What to do
Pictures stay out of this copy, which runs from the first line of the material through the line containing "y_ticks = [500, 1000, 1500, 2000, 2500, 3000]".

= = = = =

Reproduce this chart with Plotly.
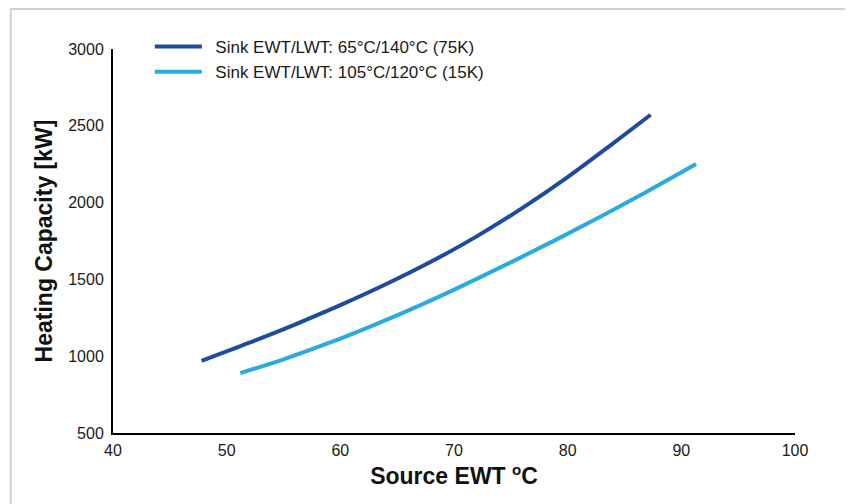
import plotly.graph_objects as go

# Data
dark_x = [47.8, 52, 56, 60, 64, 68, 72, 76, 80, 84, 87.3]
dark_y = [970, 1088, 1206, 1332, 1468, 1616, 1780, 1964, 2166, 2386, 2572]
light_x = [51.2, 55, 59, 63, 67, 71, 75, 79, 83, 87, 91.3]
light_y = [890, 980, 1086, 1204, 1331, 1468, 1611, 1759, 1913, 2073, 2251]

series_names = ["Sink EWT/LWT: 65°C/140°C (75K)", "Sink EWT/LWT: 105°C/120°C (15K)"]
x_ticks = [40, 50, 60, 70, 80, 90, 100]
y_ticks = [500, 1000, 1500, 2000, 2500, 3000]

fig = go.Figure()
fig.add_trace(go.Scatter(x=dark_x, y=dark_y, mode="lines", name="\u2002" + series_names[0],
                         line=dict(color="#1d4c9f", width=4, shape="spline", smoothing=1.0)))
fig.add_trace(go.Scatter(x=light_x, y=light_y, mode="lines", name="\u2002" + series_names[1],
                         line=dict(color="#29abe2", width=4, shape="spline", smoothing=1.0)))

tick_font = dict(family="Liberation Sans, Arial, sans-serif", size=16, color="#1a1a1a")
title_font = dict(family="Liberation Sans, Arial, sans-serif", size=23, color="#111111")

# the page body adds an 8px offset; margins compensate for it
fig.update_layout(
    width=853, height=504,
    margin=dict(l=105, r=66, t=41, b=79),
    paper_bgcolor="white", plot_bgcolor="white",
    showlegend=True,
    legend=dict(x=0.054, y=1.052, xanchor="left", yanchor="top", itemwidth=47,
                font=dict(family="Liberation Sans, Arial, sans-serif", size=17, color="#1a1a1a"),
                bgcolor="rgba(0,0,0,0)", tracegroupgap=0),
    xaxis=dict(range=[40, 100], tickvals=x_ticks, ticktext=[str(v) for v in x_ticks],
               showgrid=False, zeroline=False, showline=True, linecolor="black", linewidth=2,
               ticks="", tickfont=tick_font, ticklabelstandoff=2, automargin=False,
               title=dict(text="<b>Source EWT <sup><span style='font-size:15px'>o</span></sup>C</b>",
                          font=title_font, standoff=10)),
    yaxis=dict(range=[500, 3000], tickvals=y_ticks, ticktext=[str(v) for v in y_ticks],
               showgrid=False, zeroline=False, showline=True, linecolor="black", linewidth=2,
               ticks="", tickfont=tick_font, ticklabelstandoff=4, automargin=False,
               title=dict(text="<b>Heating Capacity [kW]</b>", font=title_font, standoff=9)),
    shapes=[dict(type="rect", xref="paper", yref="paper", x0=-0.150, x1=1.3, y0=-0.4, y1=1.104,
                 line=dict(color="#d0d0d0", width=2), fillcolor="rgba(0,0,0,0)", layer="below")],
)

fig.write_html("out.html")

= = = = =

Final result
Reproduce this chart with Plotly.
import plotly.graph_objects as go

# Data
dark_x = [47.8, 52, 56, 60, 64, 68, 72, 76, 80, 84, 87.3]
dark_y = [970, 1088, 1206, 1332, 1468, 1616, 1780, 1964, 2166, 2386, 2572]
light_x = [51.2, 55, 59, 63, 67, 71, 75, 79, 83, 87, 91.3]
light_y = [890, 980, 1086, 1204, 1331, 1468, 1611, 1759, 1913, 2073, 2251]

series_names = ["Sink EWT/LWT: 65°C/140°C (75K)", "Sink EWT/LWT: 105°C/120°C (15K)"]
x_ticks = [40, 50, 60, 70, 80, 90, 100]
y_ticks = [500, 1000, 1500, 2000, 2500, 3000]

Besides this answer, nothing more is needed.